I sit in the recharge kiosk at Kennedy Airport, which is a four-sided booth with a shelf, an electric outlet, and a circular bench. I check the long corridor to my right, half expecting at any moment for Starr King students to arrive from California. There are at least four students who left San Francisco airport this morning at 6:30 a.m. and they will have an hour or so layover here. Then we will board Delta flight 72 and tbegin the nearly 10-hour flight east to Istanbul. We will lose or gain, depending on your perspective, seven hours and arrive at 9:55 a.m. tomorrow.

The Rev.
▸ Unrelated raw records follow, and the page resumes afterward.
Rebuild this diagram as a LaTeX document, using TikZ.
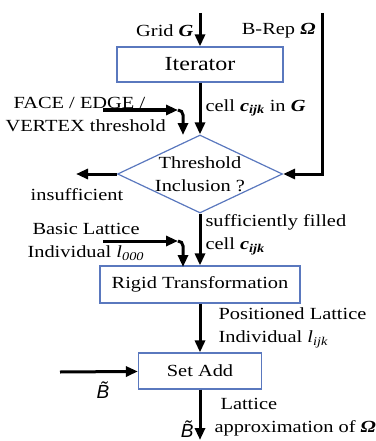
\documentclass[tikz,border=0pt]{standalone}
\usepackage{fontspec}
\setmainfont{Liberation Serif}[FakeStretch=1.2]
\newfontfamily\labelsans{Liberation Sans}
\usetikzlibrary{arrows.meta,shapes.geometric,positioning}
\definecolor{boxblue}{RGB}{90,120,190}
\newcommand{\btilde}{{\labelsans\itshape\~{B}}}

\begin{document}
\begin{tikzpicture}[x=1pt,y=-1pt,>={Triangle[length=12pt,width=10pt]},
  every node/.style={font=\fontsize{17}{23}\selectfont},
  block/.style={draw=boxblue,line width=1.2pt,rectangle,minimum height=35pt,inner sep=0pt},
  test/.style={draw=boxblue,line width=1.2pt,diamond,aspect=2.1,inner sep=0pt,minimum width=165pt,minimum height=78pt,align=center},
  flow/.style={->,line width=3pt}]

\useasboundingbox (0,0) rectangle (375,441);

% blocks
\node[block,minimum width=166pt,font=\fontsize{20}{24}\selectfont] (iter) at (200,64.5) {Iterator};
\node[test] (thr) at (200,174) {Threshold\\Inclusion ?};
\node[block,minimum width=200pt,minimum height=37pt] (rigid) at (200,284.5) {Rigid Transformation};
\node[block,minimum width=123pt,minimum height=36pt] (setadd) at (200,371) {Set Add};

% free ends
\coordinate (gridin) at (200,13);
\coordinate (brepin) at (322,13);
\coordinate (facein) at (103,110);
\coordinate (faceknee) at (178,110);
\coordinate (faceend) at (183,135);
\coordinate (insuff) at (76,174);
\coordinate (lattin) at (103,241);
\coordinate (lattknee) at (178,241);
\coordinate (lattend) at (183,267);
\coordinate (bin) at (60,372);
\coordinate (bout) at (200,440);

\draw[flow] (gridin) -- (iter.north);
\draw[flow] (brepin) |- (thr.east);
\draw[flow] (iter) -- (thr);
\draw[flow] (facein) -- (faceknee);
\draw[flow,rounded corners=5pt] (faceknee) -| (faceend);
\draw[flow] (thr) -- (insuff);
\draw[flow] (thr) -- (rigid);
\draw[flow] (lattin) -- (lattknee);
\draw[flow,rounded corners=5pt] (lattknee) -| (lattend);
\draw[flow] (rigid) -- (setadd);
\draw[flow] (bin) -- (setadd);
\draw[flow] (setadd) -- (bout);

% labels
\node[anchor=east] (gridlbl) at (197,31) {Grid \textbf{\textit{G}}};
\node[anchor=east] (breplbl) at (319,31) {B-Rep \textbf{\textit{Ω}}};
\node[anchor=west] (celllbl) at (202,108) {cell \textbf{\textit{c}}\textsubscript{\textbf{\textit{ijk}}} in \textbf{\textit{G}}};
\node[anchor=west,align=left] (facelbl) at (2,114) {\hspace{8pt}FACE / EDGE /\\VERTEX threshold};
\node (insufflbl) at (77,195) {insufficient};
\node[anchor=west,align=left] (filledlbl) at (202,235) {sufficiently filled\\cell \textbf{\textit{c}}\textsubscript{\textbf{\textit{ijk}}}};
\node[anchor=west,align=left] (basiclbl) at (24,242) {\hspace{5pt}Basic Lattice\\Individual \textit{l}\textsubscript{\textit{000}}};
\node[anchor=west,align=left] (poslbl) at (215,328) {Positioned Lattice\\Individual \textit{l}\textsubscript{\textit{ijk}}};
\node[font=\fontsize{19}{23}\selectfont] (binlbl) at (103,390) {\btilde};
\node[anchor=east,font=\fontsize{19}{23}\selectfont] (boutlbl) at (197,429) {\btilde};
\node[anchor=west,align=left] (approxlbl) at (211,417) {\hspace{6pt}Lattice\\approximation of \textbf{\textit{Ω}}};

\end{tikzpicture}
\end{document}
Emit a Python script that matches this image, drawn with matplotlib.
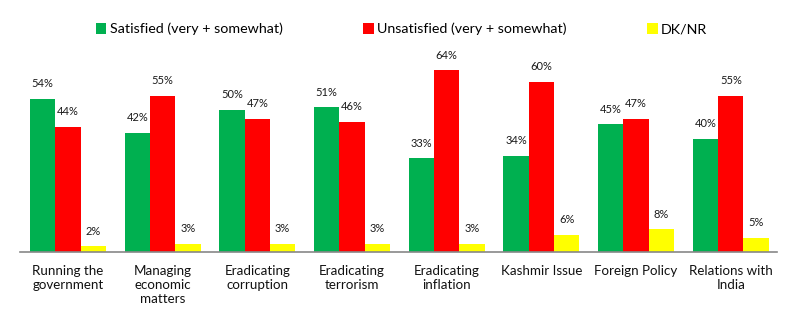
import numpy as np
import matplotlib
matplotlib.use('Agg')
import matplotlib.pyplot as plt

categories = ['Running the\ngovernment', 'Managing\neconomic\nmatters', 'Eradicating\ncorruption',
              'Eradicating\nterrorism', 'Eradicating\ninflation', 'Kashmir Issue',
              'Foreign Policy', 'Relations with\nIndia']
satisfied = [54, 42, 50, 51, 33, 34, 45, 40]
unsatisfied = [44, 55, 47, 46, 64, 60, 47, 55]
dknr = [2, 3, 3, 3, 3, 6, 8, 5]
series_names = ['Satisfied (very + somewhat)', 'Unsatisfied (very + somewhat)', 'DK/NR']
colors = ['#00B050', '#FF0000', '#FFFF00']

plt.rcParams['font.family'] = ['Lato', 'DejaVu Sans']

fig = plt.figure(figsize=(8, 3.3), dpi=100)
ax = fig.add_axes([0.025, 0.236, 0.946, 0.597])

x = np.arange(len(categories))
w = 0.267
for i, (vals, name, c) in enumerate(zip([satisfied, unsatisfied, dknr], series_names, colors)):
    pos = x + (i - 1) * w
    bars = ax.bar(pos, vals, width=w, color=c, label=name)
    for b, v in zip(bars, vals):
        ax.annotate('%d%%' % v, (b.get_x() + b.get_width() / 2, v),
                    xytext=(0, 7), textcoords='offset points',
                    ha='center', va='bottom', fontsize=8, color='#1a1a1a')

ax.set_xlim(-0.507, 7.486)
ax.set_ylim(0, 69.4)
ax.set_xticks(x)
ax.set_xticklabels(categories, fontsize=9.6, color='#111111', linespacing=1.2)
ax.tick_params(axis='x', length=0, pad=9)
ax.set_yticks([])
for s in ['top', 'right', 'left']:
    ax.spines[s].set_visible(False)
ax.spines['bottom'].set_color('#888888')
ax.spines['bottom'].set_linewidth(1.2)

fig.legend(loc='upper center', bbox_to_anchor=(0.502, 0.97), ncol=3, frameon=False,
           fontsize=10.3, handlelength=0.75, handleheight=0.75, handletextpad=0.25,
           columnspacing=5.6)

fig.savefig('out.png', dpi=100)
Linda Anderson, minister of the Kingston UU church, and I met in Newburgh and drove down together. While we didn’t have to be at the gate but an hour before the flight, our luggage needed to be here three and a quarter hours before.

The baggage attendant didn’t shed any light why luggage on flights to Istanbul require so much extra time than flying to any other overseas city, but we can only surmise it’s because it will be searched thoroughly.

The Upper Delaware and my activities there are starting to move into the background as I settle into the routine of travel--keeping my bags close, being conscious of where my stuff is. I enjoy this deliberate way of keeping track; it seems real and in the present. It is contrary to my normal distractions.

Getting outside of ourselves and being present in the moment is the gift of being, which is often disguised in the busyness of our everyday lives. It is a gift that emerges with each breath, available wherever we are – and ever present as I make my way to Turkey.

My friends arrive. It is hugs and kisses at Gate 8. Kennedy Airport has suddenly become very warm, literally and figuratively. We peel off layers of clothing and wait for our seat zone to be called.